SET EXERCISE | Begin at the line that contains "Recreate this image", stop after the line that contains "col_x = [-2.20, -1.17, -0.11, 0.93, 1.99]", and reproduce only that span, unaltered.

╭─ GIVEN ENTRIES

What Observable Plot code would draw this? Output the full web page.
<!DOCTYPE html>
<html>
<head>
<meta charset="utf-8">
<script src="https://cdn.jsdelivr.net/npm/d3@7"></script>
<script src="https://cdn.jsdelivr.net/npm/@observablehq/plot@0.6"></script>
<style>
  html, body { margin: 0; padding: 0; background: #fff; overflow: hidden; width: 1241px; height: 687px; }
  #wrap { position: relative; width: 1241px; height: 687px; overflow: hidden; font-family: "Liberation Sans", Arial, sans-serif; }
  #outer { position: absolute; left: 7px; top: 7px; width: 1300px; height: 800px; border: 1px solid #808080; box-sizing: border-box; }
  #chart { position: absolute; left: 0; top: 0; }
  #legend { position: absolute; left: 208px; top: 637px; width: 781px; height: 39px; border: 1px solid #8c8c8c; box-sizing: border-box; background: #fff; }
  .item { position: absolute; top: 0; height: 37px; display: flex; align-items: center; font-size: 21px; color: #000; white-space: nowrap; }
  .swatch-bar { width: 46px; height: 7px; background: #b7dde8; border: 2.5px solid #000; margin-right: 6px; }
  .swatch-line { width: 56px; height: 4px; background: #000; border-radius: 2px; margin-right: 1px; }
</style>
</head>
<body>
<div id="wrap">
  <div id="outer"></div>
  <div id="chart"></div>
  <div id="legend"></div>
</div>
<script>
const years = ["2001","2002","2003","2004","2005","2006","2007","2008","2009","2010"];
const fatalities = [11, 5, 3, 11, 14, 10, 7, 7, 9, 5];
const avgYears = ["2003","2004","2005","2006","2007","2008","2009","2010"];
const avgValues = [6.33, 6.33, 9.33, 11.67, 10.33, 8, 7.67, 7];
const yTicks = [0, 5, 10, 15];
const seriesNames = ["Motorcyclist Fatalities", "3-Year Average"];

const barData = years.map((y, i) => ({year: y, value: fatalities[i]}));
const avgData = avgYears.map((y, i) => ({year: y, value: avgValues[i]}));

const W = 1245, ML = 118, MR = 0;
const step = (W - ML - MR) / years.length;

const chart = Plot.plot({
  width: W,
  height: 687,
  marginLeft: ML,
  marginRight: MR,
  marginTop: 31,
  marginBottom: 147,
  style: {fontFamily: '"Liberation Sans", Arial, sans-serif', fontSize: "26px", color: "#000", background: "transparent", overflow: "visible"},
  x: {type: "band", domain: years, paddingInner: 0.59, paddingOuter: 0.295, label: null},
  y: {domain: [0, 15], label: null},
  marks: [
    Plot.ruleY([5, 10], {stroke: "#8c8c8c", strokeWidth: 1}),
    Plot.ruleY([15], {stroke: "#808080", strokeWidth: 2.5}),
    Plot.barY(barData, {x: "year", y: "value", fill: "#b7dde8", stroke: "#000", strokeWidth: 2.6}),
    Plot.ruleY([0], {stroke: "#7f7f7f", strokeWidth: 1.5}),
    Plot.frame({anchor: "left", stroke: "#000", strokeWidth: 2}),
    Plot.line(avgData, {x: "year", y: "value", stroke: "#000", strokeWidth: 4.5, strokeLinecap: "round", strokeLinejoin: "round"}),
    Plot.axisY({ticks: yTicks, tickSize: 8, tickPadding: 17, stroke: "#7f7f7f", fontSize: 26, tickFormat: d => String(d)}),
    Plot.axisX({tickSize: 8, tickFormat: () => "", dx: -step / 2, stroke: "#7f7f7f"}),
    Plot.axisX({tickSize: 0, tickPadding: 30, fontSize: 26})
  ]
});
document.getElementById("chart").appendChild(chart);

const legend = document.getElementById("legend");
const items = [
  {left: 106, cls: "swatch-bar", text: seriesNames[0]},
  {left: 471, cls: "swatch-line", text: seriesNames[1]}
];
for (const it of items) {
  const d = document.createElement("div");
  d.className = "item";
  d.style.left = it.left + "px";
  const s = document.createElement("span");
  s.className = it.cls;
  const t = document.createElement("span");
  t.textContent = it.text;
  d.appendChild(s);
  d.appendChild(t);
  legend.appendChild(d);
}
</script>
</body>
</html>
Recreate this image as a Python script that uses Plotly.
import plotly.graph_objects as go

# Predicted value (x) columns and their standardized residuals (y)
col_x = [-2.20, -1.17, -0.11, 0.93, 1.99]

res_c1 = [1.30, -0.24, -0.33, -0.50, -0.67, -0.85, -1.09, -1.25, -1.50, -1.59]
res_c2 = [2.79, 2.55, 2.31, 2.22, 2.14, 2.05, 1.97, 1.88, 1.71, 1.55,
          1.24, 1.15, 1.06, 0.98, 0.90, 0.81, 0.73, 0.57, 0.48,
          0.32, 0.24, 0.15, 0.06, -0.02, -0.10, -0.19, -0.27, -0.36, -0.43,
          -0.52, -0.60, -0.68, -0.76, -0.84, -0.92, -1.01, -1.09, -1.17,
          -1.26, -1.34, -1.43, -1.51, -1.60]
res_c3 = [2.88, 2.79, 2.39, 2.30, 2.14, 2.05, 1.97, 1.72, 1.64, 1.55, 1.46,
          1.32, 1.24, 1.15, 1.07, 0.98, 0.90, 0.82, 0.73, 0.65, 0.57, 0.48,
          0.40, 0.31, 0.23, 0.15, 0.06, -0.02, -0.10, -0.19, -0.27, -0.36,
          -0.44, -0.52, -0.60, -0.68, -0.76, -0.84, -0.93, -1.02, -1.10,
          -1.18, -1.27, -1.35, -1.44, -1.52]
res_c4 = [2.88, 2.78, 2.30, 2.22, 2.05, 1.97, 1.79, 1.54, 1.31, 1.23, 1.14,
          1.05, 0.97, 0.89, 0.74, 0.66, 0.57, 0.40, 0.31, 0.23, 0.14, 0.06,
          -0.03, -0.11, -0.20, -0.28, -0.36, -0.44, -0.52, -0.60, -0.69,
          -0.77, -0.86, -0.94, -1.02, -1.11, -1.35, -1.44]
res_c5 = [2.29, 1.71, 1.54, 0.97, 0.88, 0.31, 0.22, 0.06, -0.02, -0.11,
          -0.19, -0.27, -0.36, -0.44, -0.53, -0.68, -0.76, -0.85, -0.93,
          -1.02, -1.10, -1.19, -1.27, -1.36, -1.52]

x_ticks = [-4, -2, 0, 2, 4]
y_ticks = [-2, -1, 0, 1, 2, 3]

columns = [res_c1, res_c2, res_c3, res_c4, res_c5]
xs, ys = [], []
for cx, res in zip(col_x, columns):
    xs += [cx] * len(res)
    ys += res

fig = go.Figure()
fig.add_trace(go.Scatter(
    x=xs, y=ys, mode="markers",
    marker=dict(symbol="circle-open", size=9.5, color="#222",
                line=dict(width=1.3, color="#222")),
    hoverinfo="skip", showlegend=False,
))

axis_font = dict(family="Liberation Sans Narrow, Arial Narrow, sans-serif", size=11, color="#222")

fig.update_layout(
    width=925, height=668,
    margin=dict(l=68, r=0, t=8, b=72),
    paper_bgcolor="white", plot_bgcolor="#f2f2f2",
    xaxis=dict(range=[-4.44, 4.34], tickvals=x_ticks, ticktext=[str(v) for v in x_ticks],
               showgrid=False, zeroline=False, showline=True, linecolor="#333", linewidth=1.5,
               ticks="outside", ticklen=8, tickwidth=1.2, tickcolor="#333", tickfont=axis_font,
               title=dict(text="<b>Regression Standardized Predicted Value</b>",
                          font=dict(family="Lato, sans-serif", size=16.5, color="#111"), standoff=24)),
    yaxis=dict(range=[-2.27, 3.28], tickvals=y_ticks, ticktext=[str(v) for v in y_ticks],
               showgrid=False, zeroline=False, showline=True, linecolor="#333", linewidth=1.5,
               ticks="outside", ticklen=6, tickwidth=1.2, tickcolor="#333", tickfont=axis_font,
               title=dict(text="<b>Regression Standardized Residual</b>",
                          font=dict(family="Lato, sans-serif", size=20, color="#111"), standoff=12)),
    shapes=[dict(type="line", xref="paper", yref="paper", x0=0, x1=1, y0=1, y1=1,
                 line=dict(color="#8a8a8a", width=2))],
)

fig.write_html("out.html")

╰─

THE COMPLETED TASK |
Recreate this image as a Python script that uses Plotly.
import plotly.graph_objects as go

# Predicted value (x) columns and their standardized residuals (y)
col_x = [-2.20, -1.17, -0.11, 0.93, 1.99]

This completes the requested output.